#### [Exercise objective]
From the very first line of the data to the line containing "const yTicks = [0,20,40,60,80,100];", retype everything exactly, leaving the pictures behind.

#### [Dataset extract]

+===+

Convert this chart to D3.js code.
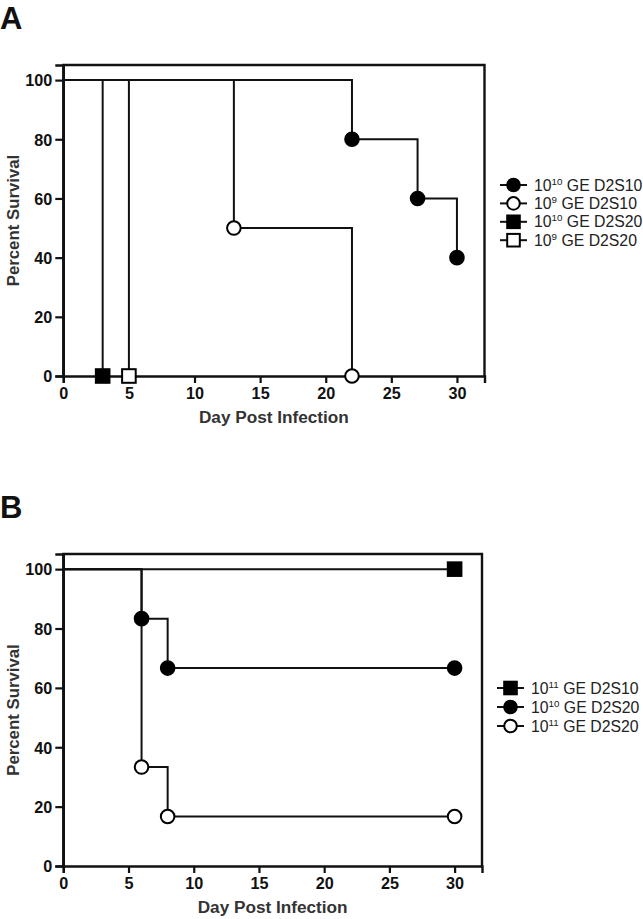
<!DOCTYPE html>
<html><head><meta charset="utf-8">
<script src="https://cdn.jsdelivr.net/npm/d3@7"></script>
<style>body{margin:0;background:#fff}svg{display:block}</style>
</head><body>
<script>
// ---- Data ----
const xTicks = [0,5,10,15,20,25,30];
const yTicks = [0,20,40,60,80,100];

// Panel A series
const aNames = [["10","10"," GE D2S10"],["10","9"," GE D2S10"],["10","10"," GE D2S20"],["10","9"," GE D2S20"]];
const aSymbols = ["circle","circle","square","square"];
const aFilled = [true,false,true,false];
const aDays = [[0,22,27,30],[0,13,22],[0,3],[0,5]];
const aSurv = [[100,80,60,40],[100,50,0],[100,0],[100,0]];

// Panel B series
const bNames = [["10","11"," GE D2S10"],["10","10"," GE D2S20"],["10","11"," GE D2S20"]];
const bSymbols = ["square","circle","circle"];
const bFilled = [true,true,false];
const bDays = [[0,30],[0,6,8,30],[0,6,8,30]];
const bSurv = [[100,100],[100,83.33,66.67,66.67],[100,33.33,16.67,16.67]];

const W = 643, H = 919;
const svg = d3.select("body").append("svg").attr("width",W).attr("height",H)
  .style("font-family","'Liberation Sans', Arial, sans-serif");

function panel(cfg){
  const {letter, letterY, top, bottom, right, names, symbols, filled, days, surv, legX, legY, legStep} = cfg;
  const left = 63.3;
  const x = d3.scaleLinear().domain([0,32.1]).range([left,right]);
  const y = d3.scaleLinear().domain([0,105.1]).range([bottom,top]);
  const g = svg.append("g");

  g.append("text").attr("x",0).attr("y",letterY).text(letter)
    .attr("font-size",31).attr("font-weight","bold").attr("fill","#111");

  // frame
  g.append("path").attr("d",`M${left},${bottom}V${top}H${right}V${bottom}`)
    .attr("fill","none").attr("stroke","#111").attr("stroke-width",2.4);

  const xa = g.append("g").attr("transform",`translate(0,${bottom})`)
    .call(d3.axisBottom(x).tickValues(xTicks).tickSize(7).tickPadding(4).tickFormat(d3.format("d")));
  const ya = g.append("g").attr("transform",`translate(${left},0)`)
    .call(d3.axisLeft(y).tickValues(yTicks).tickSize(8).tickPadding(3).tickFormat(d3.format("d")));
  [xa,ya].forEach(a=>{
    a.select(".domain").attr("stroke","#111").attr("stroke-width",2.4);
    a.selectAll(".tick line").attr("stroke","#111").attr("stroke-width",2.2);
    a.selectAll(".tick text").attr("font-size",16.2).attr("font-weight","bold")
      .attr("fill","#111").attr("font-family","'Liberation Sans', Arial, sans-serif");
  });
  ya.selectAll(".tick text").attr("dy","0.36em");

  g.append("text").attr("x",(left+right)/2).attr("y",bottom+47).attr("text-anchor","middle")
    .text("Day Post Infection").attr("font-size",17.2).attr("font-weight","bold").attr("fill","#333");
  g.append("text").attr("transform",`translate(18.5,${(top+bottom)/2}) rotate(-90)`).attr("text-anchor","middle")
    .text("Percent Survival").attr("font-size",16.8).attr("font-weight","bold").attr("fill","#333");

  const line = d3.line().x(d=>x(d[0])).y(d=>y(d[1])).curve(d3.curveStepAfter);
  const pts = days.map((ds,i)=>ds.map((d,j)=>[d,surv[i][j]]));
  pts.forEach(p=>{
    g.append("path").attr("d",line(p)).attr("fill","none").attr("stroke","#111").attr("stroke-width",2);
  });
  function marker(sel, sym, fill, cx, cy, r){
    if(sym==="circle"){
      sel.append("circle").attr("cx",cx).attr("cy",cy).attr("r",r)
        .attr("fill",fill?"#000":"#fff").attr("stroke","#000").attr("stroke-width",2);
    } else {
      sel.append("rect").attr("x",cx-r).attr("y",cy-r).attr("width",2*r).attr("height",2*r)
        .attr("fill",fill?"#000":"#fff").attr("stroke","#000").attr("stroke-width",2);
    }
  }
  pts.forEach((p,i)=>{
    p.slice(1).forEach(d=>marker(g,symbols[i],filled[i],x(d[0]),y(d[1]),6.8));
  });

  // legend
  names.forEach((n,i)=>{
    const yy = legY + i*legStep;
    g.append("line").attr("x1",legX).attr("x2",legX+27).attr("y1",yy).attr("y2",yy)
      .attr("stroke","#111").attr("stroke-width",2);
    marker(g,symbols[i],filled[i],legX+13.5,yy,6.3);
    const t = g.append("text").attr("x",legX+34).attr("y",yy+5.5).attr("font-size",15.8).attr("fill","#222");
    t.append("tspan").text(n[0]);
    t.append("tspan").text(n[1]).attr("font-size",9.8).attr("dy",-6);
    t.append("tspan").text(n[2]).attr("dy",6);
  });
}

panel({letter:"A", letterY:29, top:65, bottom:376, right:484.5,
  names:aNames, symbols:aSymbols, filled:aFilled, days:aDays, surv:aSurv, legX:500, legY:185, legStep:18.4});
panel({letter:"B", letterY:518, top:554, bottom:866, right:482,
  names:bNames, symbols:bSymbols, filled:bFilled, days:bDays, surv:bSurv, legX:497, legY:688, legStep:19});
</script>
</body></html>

+===+

#### [Solution to the problem]
Convert this chart to D3.js code.
<!DOCTYPE html>
<html><head><meta charset="utf-8">
<script src="https://cdn.jsdelivr.net/npm/d3@7"></script>
<style>body{margin:0;background:#fff}svg{display:block}</style>
</head><body>
<script>
// ---- Data ----
const xTicks = [0,5,10,15,20,25,30];
const yTicks = [0,20,40,60,80,100];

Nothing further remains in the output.